= Objective =
Gather the lines below that include the string "chart", copying each in full.

= Information shown =
###
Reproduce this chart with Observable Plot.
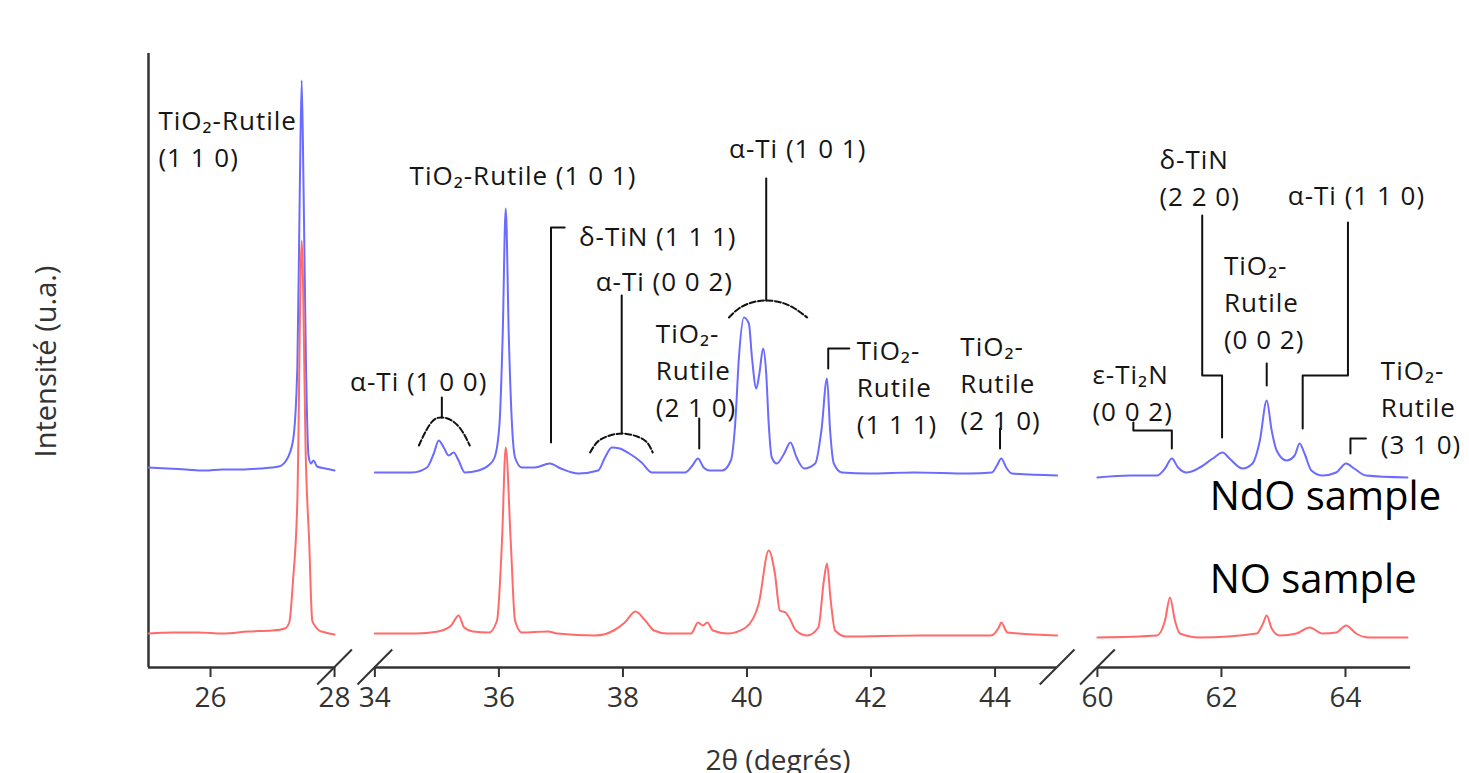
<!DOCTYPE html>
<html>
<head>
<meta charset="utf-8">
<script src="https://cdn.jsdelivr.net/npm/d3@7"></script>
<script src="https://cdn.jsdelivr.net/npm/@observablehq/plot@0.6"></script>
<style>
  html, body { margin: 0; padding: 0; background: #fff; overflow: hidden; }
  #chart svg { display: block; }
  #chart svg g.peak-label text { letter-spacing: 1px; }
</style>
</head>
<body>
<div id="chart"></div>
<script>
// ---- broken x axis: visible 2θ ranges ----
const segments = [[25, 28], [34, 45], [60, 65]];
const GAP = 0.65;                       // width of each break, in degree-equivalents
const tickValues = [26, 28, 34, 36, 38, 40, 42, 44, 60, 62, 64];
const breakPoints = [28, 34, 45, 60];

// ---- NdO sample (blue) ----
const ndoTheta = [
  25.0, 25.3, 25.6, 25.9, 26.2, 26.5, 26.8, 27.1, 27.22, 27.33, 27.40, 27.44, 27.47, 27.50, 27.54, 27.58, 27.62, 27.66, 27.72, 27.85, 28.0,
  34.0, 34.3, 34.6, 34.84, 34.95, 35.03, 35.11, 35.19, 35.27, 35.35,
  35.45, 35.67, 35.83, 35.93, 36.01, 36.06, 36.11, 36.16, 36.21, 36.26,
  36.37, 36.58, 36.82, 37.0, 37.28, 37.6, 37.71, 37.82, 37.95, 38.1,
  38.2, 38.3, 38.47, 39.0, 39.12, 39.21, 39.3, 39.4, 39.6, 39.74,
  39.81, 39.87, 39.95, 40.03, 40.08, 40.15, 40.2, 40.26, 40.31, 40.35,
  40.4, 40.48, 40.6, 40.7, 40.8, 40.92, 41.1, 41.2, 41.29, 41.34,
  41.4, 41.53, 41.96, 42.7, 43.58, 43.95, 44.03, 44.1, 44.18, 44.27, 45.0,
  60.0, 60.53, 60.96, 61.09, 61.2, 61.3, 61.44, 61.65, 61.86, 62.02, 62.13, 62.34, 62.5, 62.62,
  62.73, 62.81, 62.89, 63.05, 63.18, 63.26, 63.34, 63.45, 63.63, 63.85, 64.01, 64.14, 64.33, 65.0
];
const ndoIntensity = [
  35, 34, 33, 32, 33, 33, 34, 36, 42, 62, 135, 315, 422, 315, 135, 47, 39, 42, 36, 34, 32,
  30, 30, 30, 35, 49, 62, 55, 47, 50, 42,
  30, 32, 37, 45, 79, 165, 294, 165, 79, 45,
  35, 35, 39, 34, 29, 32, 45, 55, 54, 49,
  45, 40, 30, 30, 37, 44, 35, 32, 32, 42,
  79, 145, 185, 179, 145, 114, 129, 154, 129, 79,
  45, 39, 49, 60, 45, 34, 39, 72, 124, 72,
  39, 30, 29, 30, 29, 30, 37, 44, 35, 29, 27,
  25, 27, 27, 34, 44, 35, 30, 35, 44, 50, 44, 34, 39, 62,
  102, 72, 52, 42, 47, 59, 49, 32, 27, 30, 39, 34, 27, 25
];
const NDO_OFFSET = 165;                 // vertical stacking of the NdO trace

// ---- NO sample (red) ----
const noTheta = [
  25.0, 25.4, 25.8, 26.2, 26.6, 27.0, 27.2, 27.27, 27.33, 27.40, 27.47, 27.54, 27.59, 27.64, 27.68, 27.75, 27.85, 28.0,
  34.0, 34.66, 35.02, 35.23, 35.35, 35.44, 35.58, 35.84, 35.97, 36.05, 36.11, 36.19, 36.26, 36.37, 36.79, 36.94,
  37.56, 37.85, 38.03, 38.2, 38.36, 38.5, 38.71, 39.1, 39.21, 39.29, 39.36, 39.45, 39.69, 39.98,
  40.19, 40.35, 40.45, 40.53, 40.62, 40.68, 40.79, 40.97, 41.15, 41.24, 41.29, 41.35, 41.42, 41.6,
  42.8, 43.93, 44.06, 44.1, 44.2, 45.0,
  60.0, 60.96, 61.09, 61.17, 61.25, 61.33, 61.65, 62.57, 62.67, 62.73, 62.81, 62.94, 63.21, 63.42,
  63.63, 63.85, 64.01, 64.17, 64.38, 65.0
];
const noIntensity = [
  34, 35, 35, 34, 36, 37, 39, 45, 87, 167, 427, 200, 127, 47, 42, 37, 35, 33,
  34, 34, 36, 42, 52, 40, 36, 35, 47, 127, 220, 127, 47, 35, 36, 34,
  32, 37, 45, 56, 47, 37, 34, 34, 45, 42, 45, 37, 34, 40,
  64, 117, 94, 57, 55, 50, 37, 32, 40, 87, 104, 67, 37, 31,
  32, 32, 40, 45, 35, 32,
  30, 32, 47, 70, 47, 34, 30, 34, 44, 52, 39, 32, 34, 40,
  34, 35, 42, 34, 30, 30
];

// ---- peak labels (text, 2θ, intensity at top of first line) ----
const labelText = [
  "TiO₂-Rutile\n(1 1 0)", "TiO₂-Rutile (1 0 1)", "δ-TiN (1 1 1)", "α-Ti (0 0 2)",
  "TiO₂-\nRutile\n(2 1 0)", "α-Ti (1 0 1)", "TiO₂-\nRutile\n(1 1 1)", "TiO₂-\nRutile\n(2 1 0)",
  "α-Ti (1 0 0)", "ε-Ti₂N\n(0 0 2)", "δ-TiN\n(2 2 0)", "TiO₂-\nRutile\n(0 0 2)",
  "α-Ti (1 1 0)", "TiO₂-\nRutile\n(3 1 0)"
];
const labelTheta = [25.16, 34.56, 37.29, 37.56, 38.53, 39.71, 41.77, 43.44, 33.6, 59.92, 61.0, 62.04, 63.07, 64.57];
const labelIntensity = [564, 509, 448, 403, 351, 536, 334, 338, 303, 310, 525, 419, 489, 314];

// ---- leader lines (polylines in 2θ / intensity) ----
const leaderTheta = [
  [37.06, 36.84, 36.84], [37.98, 37.98], [39.23, 39.23], [40.31, 40.31], [41.65, 41.31, 41.31],
  [44.08, 44.08], [35.08, 35.08], [60.58, 60.58, 61.2, 61.2], [61.69, 61.69, 62.01, 62.01],
  [62.73, 62.73], [64.04, 64.04, 63.31, 63.31], [64.33, 64.08, 64.08]
];
const leaderIntensity = [
  [440, 440, 225], [372, 234], [249, 219], [489, 367], [319, 319, 299],
  [239, 219], [270, 250], [245, 237, 237, 219], [452, 292, 292, 230],
  [304, 282], [445, 292, 292, 239], [229, 229, 214]
];
// ---- arc brackets grouping overlapping peaks ----
const bracketTheta = [
  [34.71, 34.81, 34.94, 35.08, 35.24, 35.40, 35.53],
  [37.47, 37.58, 37.74, 37.98, 38.23, 38.39, 38.48],
  [39.71, 39.87, 40.08, 40.31, 40.55, 40.77, 40.97]
];
const bracketIntensity = [
  [222, 235, 247, 250, 247, 237, 222],
  [215, 225, 231, 234, 231, 225, 215],
  [350, 359, 365, 367, 365, 359, 350]
];

const sampleNames = ["NdO sample", "NO sample"];
const sampleTheta = [61.81, 61.81];
const sampleIntensity = [186, 103];

// ---- broken-axis mapping ----
function segIndex(t) { return t < 31 ? 0 : t < 52 ? 1 : 2; }
function toU(t) {
  const i = segIndex(t);
  let off = 0;
  for (let k = 0; k < i; k++) off += segments[k][1] - segments[k][0] + GAP;
  return off + (t - segments[i][0]);
}
function fromU(u) {
  let off = 0;
  for (let k = 0; k < segments.length; k++) {
    const w = segments[k][1] - segments[k][0];
    if (u <= off + w + GAP / 2 || k === segments.length - 1) return Math.round((segments[k][0] + u - off) * 1000) / 1000;
    off += w + GAP;
  }
}
const uMax = toU(segments[2][1]);

const ndo = ndoTheta.map((t, i) => ({t, i: ndoIntensity[i] + NDO_OFFSET, s: segIndex(t)}));
const no = noTheta.map((t, i) => ({t, i: noIntensity[i], s: segIndex(t)}));
const labels = labelText.map((text, k) => ({text, t: labelTheta[k], i: labelIntensity[k]}));
const leaders = leaderTheta.flatMap((ts, k) => ts.map((t, j) => ({t, i: leaderIntensity[k][j], id: k})));
const brackets = bracketTheta.flatMap((ts, k) => ts.map((t, j) => ({t, i: bracketIntensity[k][j], id: k})));
const samples = sampleNames.map((name, k) => ({name, t: sampleTheta[k], i: sampleIntensity[k]}));

const chart = Plot.plot({
  width: 1469,
  height: 773,
  marginLeft: 148,
  marginRight: 62,
  marginTop: 55,
  marginBottom: 106,
  x: {domain: [0, uMax], axis: null},
  y: {domain: [0, 612], axis: null},
  style: {fontFamily: "'Open Sans', sans-serif", background: "#fff"},
  marks: [
    // axis lines
    Plot.ruleY(segments, {y: () => 0, x1: d => toU(d[0]), x2: d => toU(d[1] === 65 ? 65.05 : d[1]), stroke: "#333", strokeWidth: 2.5}),
    Plot.ruleX([segments[0][0]], {x: toU, y1: () => 0, y2: () => 614, stroke: "#333", strokeWidth: 2.5}),
    Plot.link(breakPoints, {x1: d => toU(d) - 0.28, x2: d => toU(d) + 0.28, y1: () => -17, y2: () => 18, stroke: "#333", strokeWidth: 2}),
    Plot.axisX(tickValues.map(toU), {tickSize: 10, tickPadding: 10, tickFormat: fromU, fontSize: 28, color: "#333", strokeWidth: 2, label: null}),
    Plot.text(["Intensité (u.a.)"], {frameAnchor: "left", dx: -102, rotate: -90, textAnchor: "middle", lineAnchor: "middle", fontSize: 29, fill: "#333"}),
    Plot.text(["2θ (degrés)"], {frameAnchor: "bottom", dy: 83, textAnchor: "middle", lineAnchor: "top", fontSize: 28, fill: "#333"}),
    // traces
    Plot.line(ndo, {x: d => toU(d.t), y: "i", z: "s", stroke: "#6b6bff", strokeWidth: 2, curve: "monotone-x"}),
    Plot.line(no, {x: d => toU(d.t), y: "i", z: "s", stroke: "#ff6b6b", strokeWidth: 2, curve: "monotone-x"}),
    // annotations
    Plot.line(leaders, {x: d => toU(d.t), y: "i", z: "id", stroke: "#111", strokeWidth: 2}),
    Plot.line(brackets, {x: d => toU(d.t), y: "i", z: "id", stroke: "#111", strokeWidth: 2, strokeDasharray: "6,2.5", curve: "natural"}),
    Plot.text(labels, {x: d => toU(d.t), y: "i", text: "text", textAnchor: "start", lineAnchor: "top", lineHeight: 1.42, fontSize: 26, fill: "#151515", className: "peak-label"}),
    Plot.text(samples, {x: d => toU(d.t), y: "i", text: "name", textAnchor: "start", lineAnchor: "top", fontSize: 40, fill: "#000"})
  ]
});
document.getElementById("chart").appendChild(chart);
</script>
</body>
</html>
###
= Correct answer =
Reproduce this chart with Observable Plot.
  #chart svg { display: block; }
  #chart svg g.peak-label text { letter-spacing: 1px; }
<div id="chart"></div>
const chart = Plot.plot({
document.getElementById("chart").appendChild(chart);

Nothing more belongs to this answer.